Sehr geehrter Herr Spinner,

erinnern Sie sich noch? Damals, als Sie nach den langen, düsteren Jahren des Sonnenkönigs an der Spitze des glorreichen 1.FC Köln von dessen Mitgliedern zum Präsidenten gewählt wurden? Ihre Wortmeldungen an diesem Tag, erinnern Sie sich? Bevor Sie gewählt wurden, sagten Sie: „Das Wichtige ist, dass man alles in Teamarbeit und mit allen Gremien zusammen macht“ und hinterher, nachdem Sie gewählt wurden von den Mitgliedern, die erleichtert waren, dass da endlich jemand an der Spitze des Vereins stand, der sich, so schien es, nicht wichtiger nimmt als die Mitglieder selbst: „Mit diesem Votum haben Sie den ersten Schritt zur Vereinigung des Vereins unternommen“.
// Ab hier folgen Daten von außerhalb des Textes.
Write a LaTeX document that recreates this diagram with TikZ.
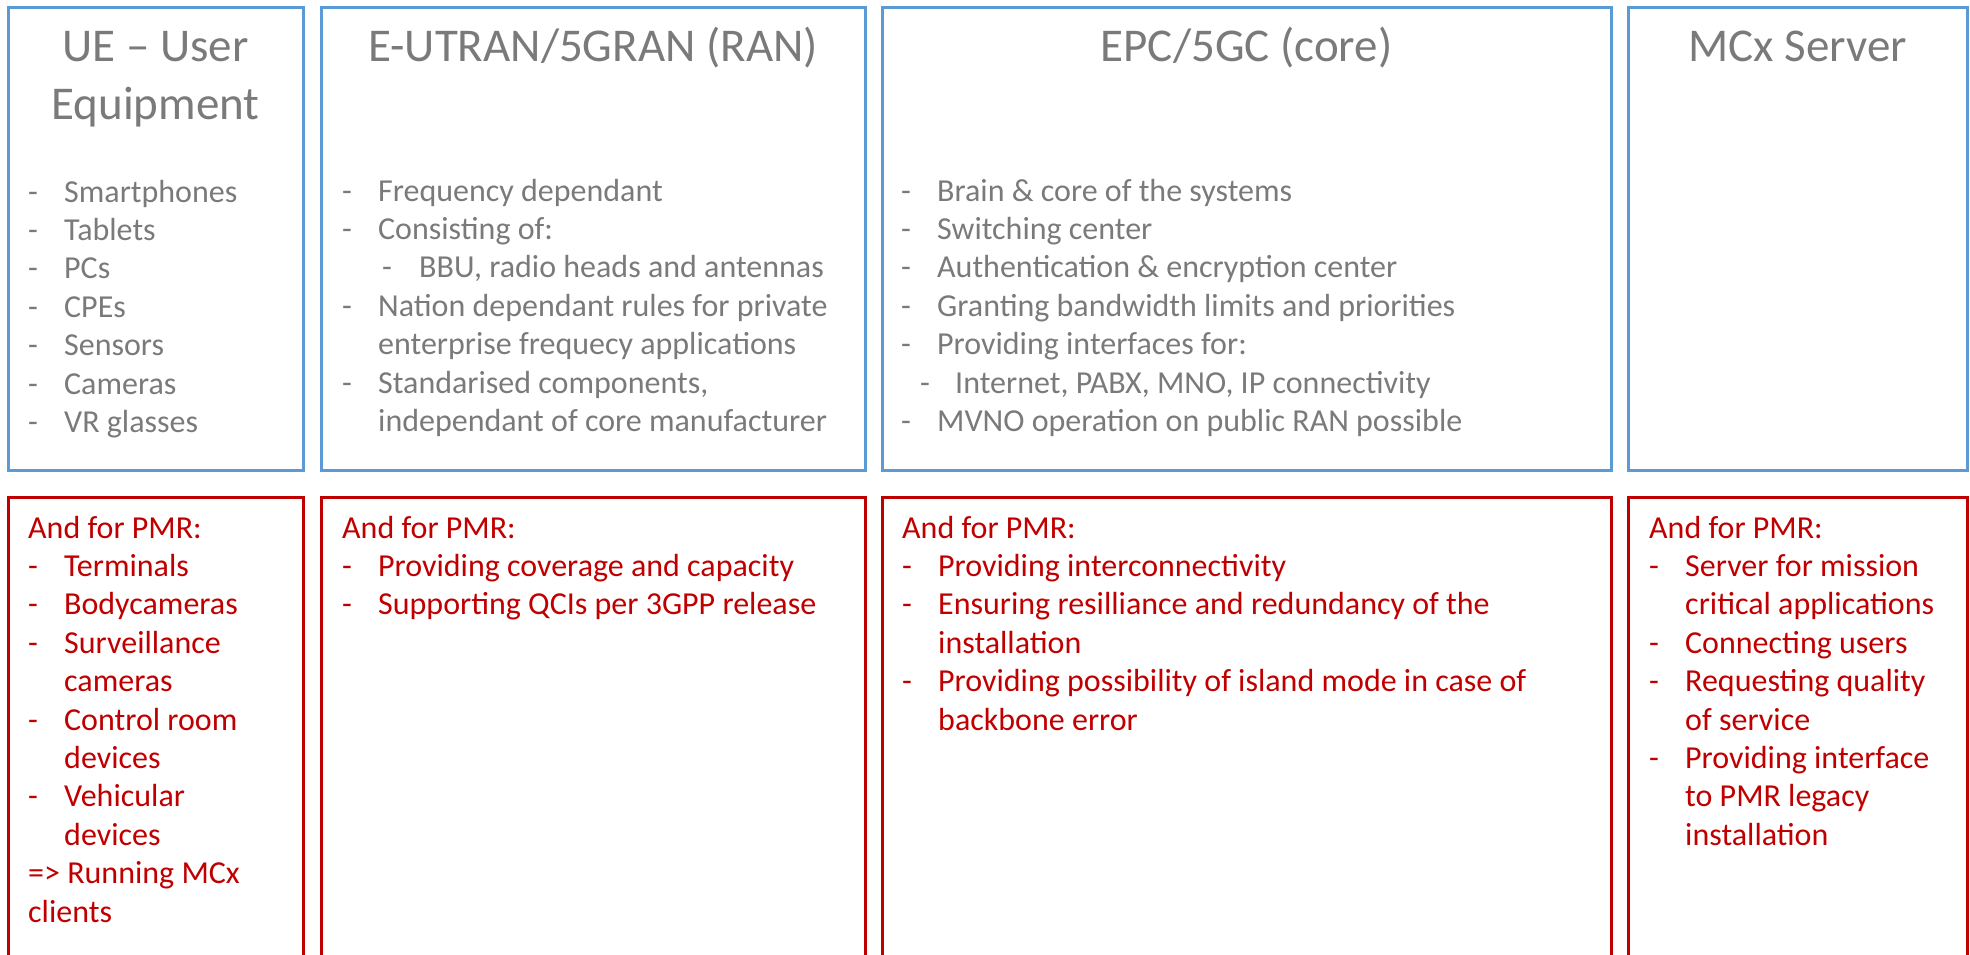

Zugegeben, der Verein stand damals mit dem Rücken zur Wand. In jeder Hinsicht. Finanziell lugte der Bankrott um die Ecke, sportlich stand die Mannschaft vor dem fünften Abstieg, Vorstand, Trainer und Sportdirektor waren fort und innerlich schien der Verein zu zerbrechen. Zwischen Verein und den verschiedenen Fangruppen war ein großer, tiefer Graben entstanden, ein Klima des Misstrauens und der gegenseitigen Abneigung.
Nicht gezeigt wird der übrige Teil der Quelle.